Child Pornographers Leave Behind PhotoDNA
Filed under: In The News
Photographs, it turns out, are not unlike human bodies. You can disguise them through cosmetic surgery, but, in the end, DNA reveals the truth.
Photos have a sort of DNA, too.
No matter how much you doctor them, certain tell-tale digits always remain to help authorities track down the original source. That's bad news for child pornographers and goods news for the people who want to put them behind bars.
The Chicago Sun-Times reports Illinois Attorney General Lisa Madigan is meeting this week with Internet moguls to urge them to adopt a technology called PhotoDNA to aid child-pornography investigations in her state.
James Bond would be impressed by this technology. Developed by Microsoft three years ago, it promises to bring in a lot more bad guys than cufflinks that shoot tranquilizer darts. It identifies the digital "fingerprint" of a photo and track its origins -- even if users change the sizes of the images or reformat them.

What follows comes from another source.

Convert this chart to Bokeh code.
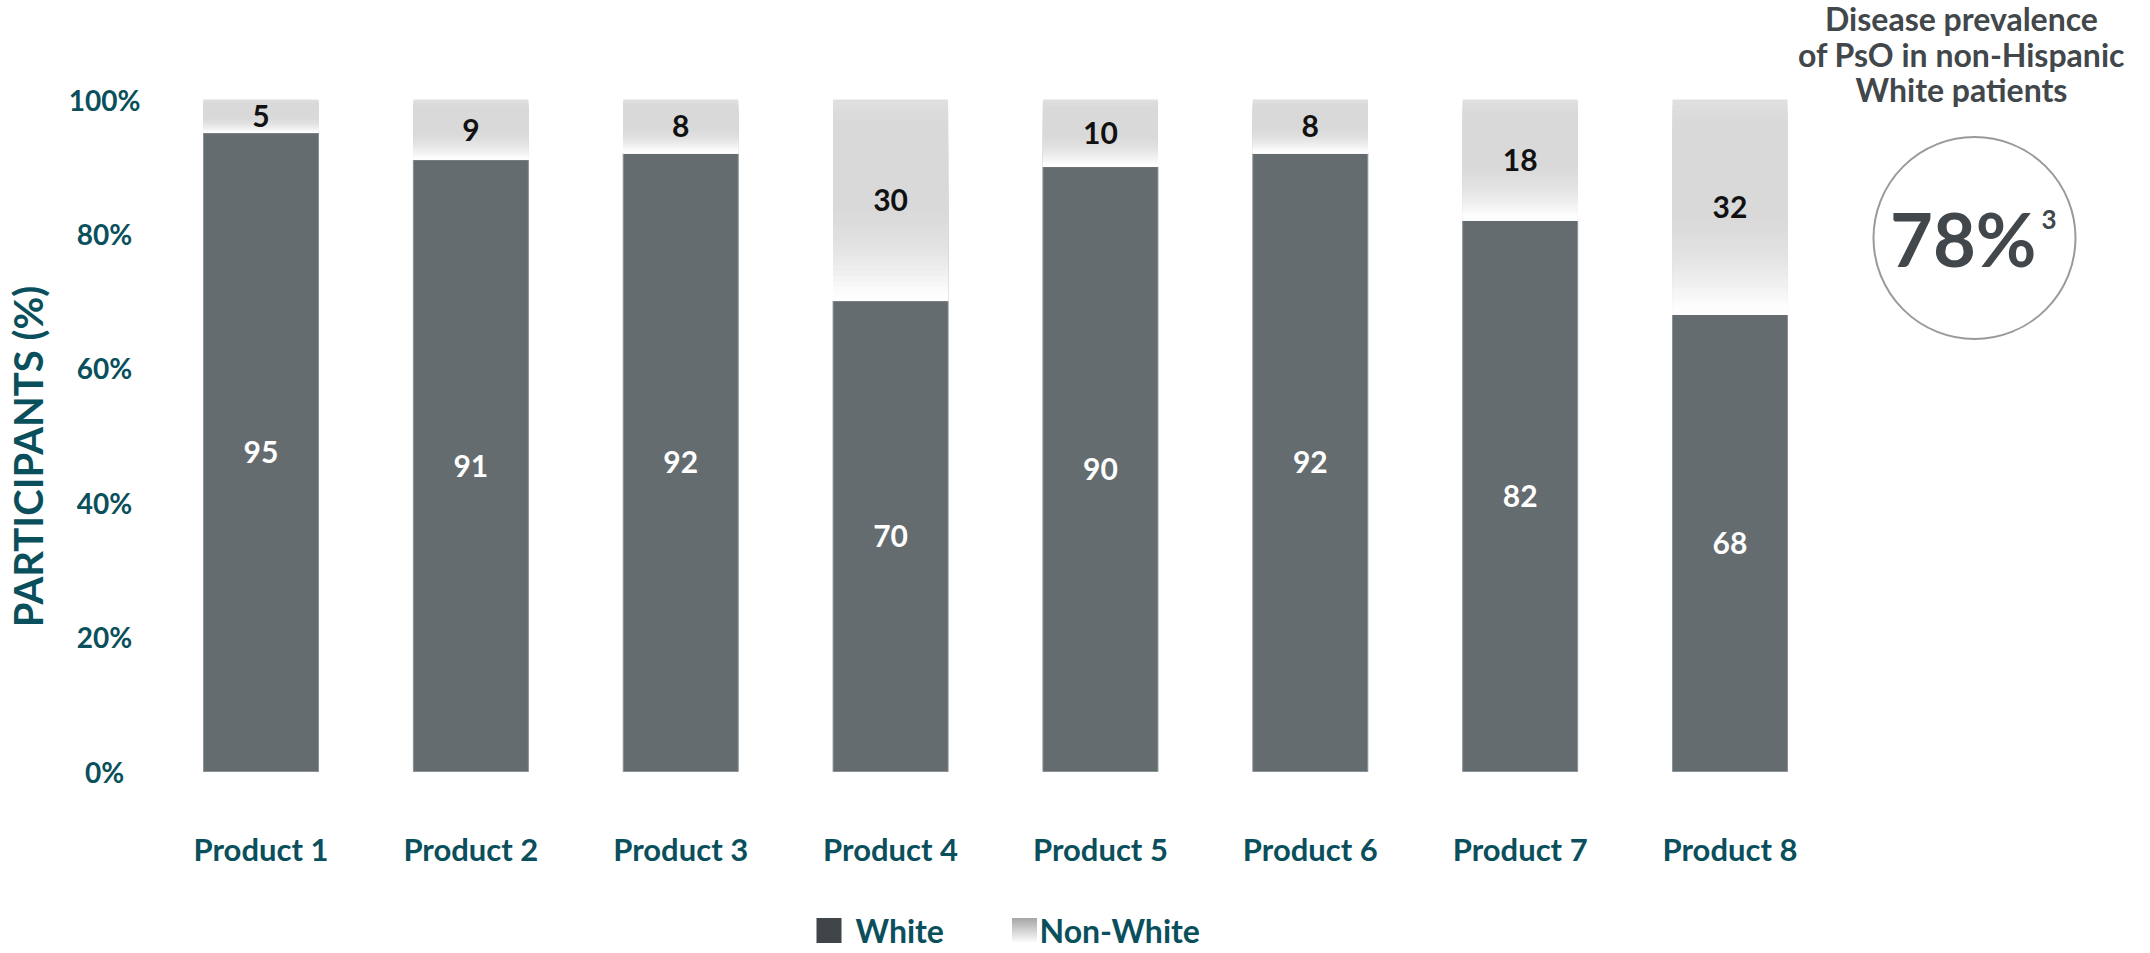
import numpy as np
from bokeh.plotting import figure
from bokeh.models import Range1d, ColumnDataSource
from bokeh.core.properties import value
from bokeh.embed import file_html
from bokeh.resources import INLINE

# ---------------- data ----------------
products = ["Product 1", "Product 2", "Product 3", "Product 4",
            "Product 5", "Product 6", "Product 7", "Product 8"]
white = [95, 91, 92, 70, 90, 92, 82, 68]
non_white = [5, 9, 8, 30, 10, 8, 18, 32]
y_ticks = [0, 20, 40, 60, 80, 100]
y_tick_labels = ["0%", "20%", "40%", "60%", "80%", "100%"]
y_title = "PARTICIPANTS (%)"
legend_labels = ["White", "Non-White"]
side_lines = ["Disease prevalence", "of PsO in non-Hispanic", "White patients"]
prevalence_text = "78%"
prevalence_ref = "3"

# ---------------- styling ----------------
FONT = value("Lato")
TEAL = "#0a505c"
DARK = "#41474a"
BAR = "#656c6f"
BAR_EDGE = "#8a9093"

W, H = 2150, 953
PX_X = 209.86   # pixels per category slot
PX_Y = 6.72     # pixels per percent
X0 = 260.5      # pixel x of first category centre
Y0 = 771.0      # pixel y of 0 %

def fx(px):  # pixel -> data x
    return (px - X0) / PX_X

def fy(py):  # pixel -> data y
    return (Y0 - py) / PX_Y

p = figure(width=W, height=H, output_backend="svg", toolbar_location=None,
           x_range=Range1d(fx(0), fx(W)), y_range=Range1d(fy(H), fy(0)),
           min_border=0, outline_line_color=None)
p.axis.visible = False
p.grid.visible = False
p.background_fill_color = "white"
p.border_fill_color = "white"

xs = list(range(len(products)))
bw = 115 / PX_X

# White bars
src_w = ColumnDataSource(dict(x=xs, top=white, mid=[w / 2 for w in white],
                              lab=[str(v) for v in white]))
p.vbar(x="x", top="top", bottom=0, width=bw, source=src_w,
       fill_color=BAR, line_color=BAR_EDGE, line_width=1)

# Non-white bars as a vertical gradient (light grey fading to white)
def grey(t):
    g = np.interp(t, [0, 0.12, 0.55, 0.72, 0.86, 0.95, 1.0],
                  [224, 217, 217, 226, 240, 252, 255])
    g = int(round(g))
    return "#%02x%02x%02x" % (g, g, g)

N = 40
gx, gt, gb, gc = [], [], [], []
for i, (w, n) in enumerate(zip(white, non_white)):
    top = w + n
    for k in range(N):
        gx.append(i)
        gt.append(top - n * k / N)
        gb.append(w)            # each slice reaches the segment bottom: no seams
        gc.append(grey((k + 0.5) / N))
p.vbar(x=gx, top=gt, bottom=gb, width=bw, fill_color=gc, line_color=None)

# value labels
p.text(x="x", y="mid", text="lab", source=src_w, text_color="white",
       text_font=FONT, text_font_style="bold", text_font_size=value("30px"),
       text_align="center", text_baseline="middle")
src_n = ColumnDataSource(dict(x=xs, y=[w + n / 2 for w, n in zip(white, non_white)],
                              lab=[str(v) for v in non_white]))
p.text(x="x", y="y", text="lab", source=src_n, text_color="#111111",
       text_font=FONT, text_font_style="bold", text_font_size=value("30px"),
       text_align="center", text_baseline="middle")

# y tick labels
p.text(x=[fx(104)] * len(y_ticks), y=y_ticks, text=y_tick_labels, text_color=TEAL,
       text_font=FONT, text_font_style="bold", text_font_size=value("28px"),
       text_align="center", text_baseline="middle")

# y title
p.text(x=[fx(27)], y=[fy(456)], text=[y_title], angle=np.pi / 2, text_color=TEAL,
       text_font=FONT, text_font_style="bold", text_font_size=value("40px"),
       text_align="center", text_baseline="middle")

# category labels
p.text(x=xs, y=[fy(848)] * len(xs), text=products, text_color=TEAL,
       text_font=FONT, text_font_style="bold", text_font_size=value("31px"),
       text_align="center", text_baseline="middle")

# legend
lg_y = fy(930)
sq = 25
p.rect(x=[fx(828.5)], y=[lg_y], width=sq / PX_X, height=sq / PX_Y,
       fill_color="#3f4548", line_color=None)
M = 20
lx, ltop, lbot, lc = [], [], [], []
for k in range(M):
    t = (k + 0.5) / M
    g = int(round(165 + (255 - 165) * t))
    lx.append(fx(1024))
    ltop.append(lg_y + sq / 2 / PX_Y - sq / PX_Y * k / M)
    lbot.append(lg_y - sq / 2 / PX_Y)
    lc.append("#%02x%02x%02x" % (g, g, g))
p.vbar(x=lx, top=ltop, bottom=lbot, width=sq / PX_X, fill_color=lc, line_color=None)
p.text(x=[fx(855), fx(1039)], y=[lg_y, lg_y], text=legend_labels, text_color=TEAL,
       text_font=FONT, text_font_style="bold", text_font_size=value("32px"),
       text_align="left", text_baseline="middle")

# side annotation
p.text(x=[fx(1961)] * 3, y=[fy(18), fy(54), fy(89)], text=side_lines,
       text_color=DARK, text_font=FONT, text_font_style="bold",
       text_font_size=value("32px"), text_align="center", text_baseline="middle")
p.scatter(x=[fx(1974)], y=[fy(237.5)], size=202, marker="circle",
          fill_color=None, line_color="#9a9a9a", line_width=2)
p.text(x=[fx(2036)], y=[fy(238)], text=[prevalence_text], text_color=DARK,
       text_font=FONT, text_font_style="bold", text_font_size=value("74px"),
       text_align="right", text_baseline="middle")
p.text(x=[fx(2041)], y=[fy(219)], text=[prevalence_ref], text_color=DARK,
       text_font=FONT, text_font_style="bold", text_font_size=value("26px"),
       text_align="left", text_baseline="middle")

open("out.html", "w").write(file_html(p, INLINE))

The Sun-Times reports Microsoft execs donated the technology to the National Center for Missing & Exploited Children. PhotoDNA makes it much easier to nab child pornographers, Ernie Allen, the president of the center, tells the newspaper.
"This is an extraordinary tool," Allen says.
He is asking Google and other major Internet companies to join Facebook in adopting the technology.
There was a time -- right before the dawn of the Internet -- that child pornography had been all but eliminated. Then it exploded with technology.
"The numbers are so big, they just turn your stomach," Mike Hood, an assistant attorney general who runs Madigan's high-tech crimes unit, tells the Sun-Times. "The Internet has allowed this to explode -- it has allowed all these people to connect."
But if technology caused the problem, it is poetic justice for it to provide a solution.
The Sun-Times reports most Internet child porn is traded or shared, much like music or video files, often in private chat rooms -- making it harder for investigators to uncover.
"It is now overwhelmingly a product of networks and file-sharing," Allen tells the newspaper.
Ten years ago, undercover investigators had to haunt online chat rooms, pretending to be perverts out to collect and trade child porn. Now they can tag photos by a series through a series of identifying digits called "harsh values."
"Every file has a genetic fingerprint," Hood tells the newspaper.
Investigators can trace the files when they are downloaded, tracking them to a specific computer by its unique Internet protocol address.
When Illinois authorities began hunting for viewers of online child porn last summer, the Sun-Times reports they caught a disturbing number of sickos in their net.
They found some 8,000 people tapping the Internet to access child porn. "These are truly the most horrendous, vile images," Madigan tells the Sun-Times. She describes many of the pictures as "crime scene photos" documenting sexual attacks on children.
"It's disturbingly prevalent, and it just can't be ignored," she says.